Customers Force Focus
Ryan Frederick | July 29th, 2021
I’m a huge fan of Customer Advisory Boards to help guide a product. There are the obvious reasons for not creating a product in a vacuum and validating iteratively with customers, but the value of a customer advisory board goes much deeper than that.
When products get created with a lack of customer input the product creators become undisciplined, biased, and ego-driven. The product creators think they know best and that they have the understanding needed to create a product that customers will use and value. To which they are almost always wrong.
One of the best attributes of the best product people and teams is humility. They don’t assume they know what the best solution is and better yet, they don’t assume they even know what the best questions are to be asking to understand the problem and to get to the best solution. Implementing and executing a customer advisory board around a new product encourages a humble perspective by product teams which fosters a willingness to be open-minded to do what is right, not necessarily to be right. Customers keep us honest and unbiased. Customers keep us from falling in love with our own version of the problem and the solution to solve it. Creating a product with customers at the table protects us from ourselves.
The best way to ensure a product has at least some modicum of a chance at success is to create the product alongside customers. This isn’t new or an epiphany, but it still rarely happens to the level it should. Why? Because most people, including product people, are undisciplined. Most product people would prefer to create based on what they know or more accurately believe, then to do it based on what others (customers) actually know. This sounds crazy, right?
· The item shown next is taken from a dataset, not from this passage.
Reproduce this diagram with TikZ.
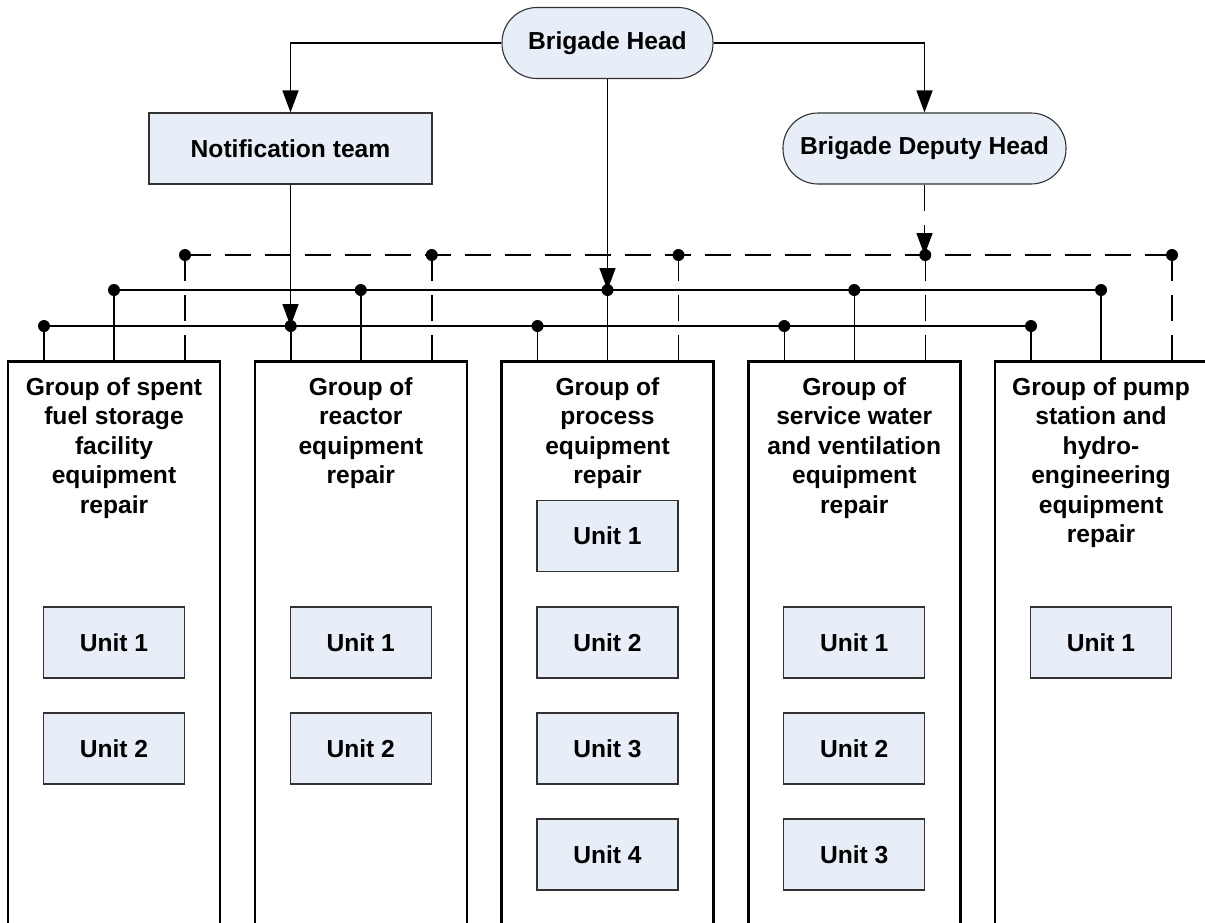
\documentclass[tikz,border=0pt]{standalone}
\usepackage{fontspec}
\setmainfont{Liberation Sans}
\usetikzlibrary{arrows.meta}
\definecolor{boxfill}{RGB}{232,238,247}
\definecolor{boxline}{RGB}{50,50,50}
\begin{document}
\begin{tikzpicture}[x=0.5pt,y=-0.5pt,
  every node/.style={font=\fontsize{12.3}{14.75}\selectfont\bfseries},
  unitbox/.style={draw=boxline,fill=boxfill,line width=0.55pt,minimum width=70.5pt,minimum height=35.5pt,inner sep=0pt},
  headbox/.style={unitbox,rounded corners=17.5pt,minimum width=105.5pt},
  groupbox/.style={draw=black,line width=1.25pt,minimum width=106pt,minimum height=300pt,inner sep=0pt,anchor=north},
  grouptext/.style={align=center,inner sep=0pt,anchor=north},
  conn/.style={line width=0.75pt,draw=black},
  dashline/.style={dash pattern=on 13pt off 7pt},
  arrowtip/.style={-{Triangle[length=11pt,width=8pt]}},
  dot/.style={fill=black}
]
\useasboundingbox (0,0) rectangle (1205,922);
\clip (0,0) rectangle (1205,922);

% top nodes
\node[headbox] (bh) at (607.5,43) {Brigade Head};
\node[unitbox,minimum width=141.5pt] (nt) at (290.5,148.5) {Notification team};
\node[headbox,minimum width=141.5pt] (dh) at (924.5,148.5) {Brigade Deputy Head};

% group boxes
\foreach \i/\cx in {1/114,2/360.75,3/607.5,4/854.25,5/1101}{
  \node[groupbox] (g\i) at (\cx,360) {};
  \coordinate (a\i) at (\cx-70,326);
  \coordinate (b\i) at (\cx,290);
  \coordinate (d\i) at (\cx+71,255);
}

% group labels
\node[grouptext] (t1) at ([yshift=-8.5pt]g1.north) {Group of spent\\fuel storage\\facility\\equipment\\repair};
\node[grouptext] (t2) at ([yshift=-8.5pt]g2.north) {Group of\\reactor\\equipment\\repair};
\node[grouptext] (t3) at ([yshift=-8.5pt]g3.north) {Group of\\process\\equipment\\repair};
\node[grouptext] (t4) at ([yshift=-8.5pt]g4.north) {Group of\\service water\\and ventilation\\equipment\\repair};
\node[grouptext] (t5) at ([yshift=-8.5pt]g5.north) {Group of pump\\station and\\hydro-\\engineering\\equipment\\repair};

% units
\node[unitbox] (u11) at (114,642.5) {Unit 1};
\node[unitbox] (u12) at (114,748.5) {Unit 2};
\node[unitbox] (u21) at (360.75,642.5) {Unit 1};
\node[unitbox] (u22) at (360.75,748.5) {Unit 2};
\node[unitbox] (u31) at (607.5,536) {Unit 1};
\node[unitbox] (u32) at (607.5,642.5) {Unit 2};
\node[unitbox] (u33) at (607.5,748.5) {Unit 3};
\node[unitbox] (u34) at (607.5,854.5) {Unit 4};
\node[unitbox] (u41) at (854.25,642.5) {Unit 1};
\node[unitbox] (u42) at (854.25,748.5) {Unit 2};
\node[unitbox] (u43) at (854.25,854.5) {Unit 3};
\node[unitbox] (u51) at (1101,642.5) {Unit 1};

% buses
\draw[conn] (a1) -- (a5);
\draw[conn] (b1) -- (b5);
\draw[conn,dashline] (d1) -- (d5);
\foreach \i in {1,...,5}{
  \draw[conn] (a\i) -- (a\i |- g\i.north);
  \draw[conn] (b\i) -- (b\i |- g\i.north);
  \draw[conn,dashline] (d\i) -- (d\i |- g\i.north);
}

% arrows from heads
\draw[conn,arrowtip] (bh.west) -| (nt.north);
\draw[conn,arrowtip] (bh.east) -| (dh.north);
\draw[conn,arrowtip] (bh.south) -- (b3);
\draw[conn,arrowtip] (nt.south) -- (nt.south |- a2);
\draw[conn,dashline,arrowtip] (dh.south) -- (dh.south |- d4);

% dots
\foreach \i in {1,...,5}{
  \fill[dot] (a\i) circle (3pt);
  \fill[dot] (b\i) circle (3pt);
  \fill[dot] (d\i) circle (3pt);
}
\end{tikzpicture}
\end{document}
But think about it - when is the last time you or a product team you’ve been a part of actually formed a formal customer advisory board to help inform the creation of the product in a regimented, scientific way? Your response here is probably ‘never’.
Creating a product with customers actively participating forces product creators to be more disciplined and scientific. Product creators are compelled to leave their biases behind or be forced to defend and confront them. They are forced to document and consider customer perspectives around the problem, potential solutions, and the friction between a customer’s current state and the implementation of a new solution. Product creation with customers actively and iteratively involved pushes the product creators to conduct a deeper problem definition and understanding which is a significant part of creating a valuable solution. Customers take the guesswork out of what problem is being solved, why it need to be solved, and what the options are for solving it.
Having a customer advisory board turns creatives, which is what most product creators are, into scientists. Customers expect logic and rationale behind questions and decisions. A logical approach to solving a problem is a scientific approach. Form a hypothesis and then gather information and insights to run experiments to prove or disprove the hypothesis. This has nothing to do with being right and everything to do with finding out what is right. These are very different versions of right. Scientists don’t need to be proven right to be successful and neither should product creators.
The opposite of a scientific approach is winging it. Having customers join you in creating a product keeps you from winging it. When product creators don’t engage with customers throughout the product creation process, they are essentially saying that they are okay basing the product on what they know and then chasing customers to persuade them that they were right. Creating a product with customers in a more scientific manner allows a product team to attract customers rather than to have to chase them when the product is available. This is a major difference. This is the difference between Product Market Fit and Customer Product Fit. I write about Customer Product Fit in my book The Founder’s Manual. Markets don’t buy products, customers do. You can have market fit and not have customer fit if you are not spending enough time with customers.
It is important to acknowledge that there are significant differences in creating a B2B product and B2C product. It is also more challenging to form and execute a customer advisory board with consumers than with professionals, but not impossible. Most attempts at forming and executing a customer advisory board look like focus groups, not customer advisory boards with consumers. Consumer focus groups probably work well when rolling out a new detergent or air freshener, but not for software products. Software products need customers involved throughout the process for customers to be able to provide meaningful input from problem definition to friction around the user experience. Sure, a consumer product like detergent might go through several rounds of testing to get the packaging and the detergent just right, but these rounds over a product’s evolution don’t compare to the macro and micro iterations a software product goes through. A physical product like a bottle of detergent has a final state. Software products only have what today’s version is and does. Software products are living ever evolving products, most physical products are not. Therefore, physical products like detergent can get away with focus groups as a way of engaging and validating with consumers. It is easier for physical product creators to operate scientifically than for software product creators. This is not to let software product creators off the hook. Software product creators will use the fast moving and iterative nature of creating software products to defend not being able to formally engage with customers and to not approach the process scientifically. These are not reasons, they are excuses.
Implementing a customer advisory board (some members can be and likely should be prospective customers of the product as well) has formality and expectations attached to it. And that’s good. The formality of engaging, validating, and iterating with customers helps product creators to manage themselves and the process more formally which increases the chance of a product being valued and used by the customers as part of the advisory board and beyond.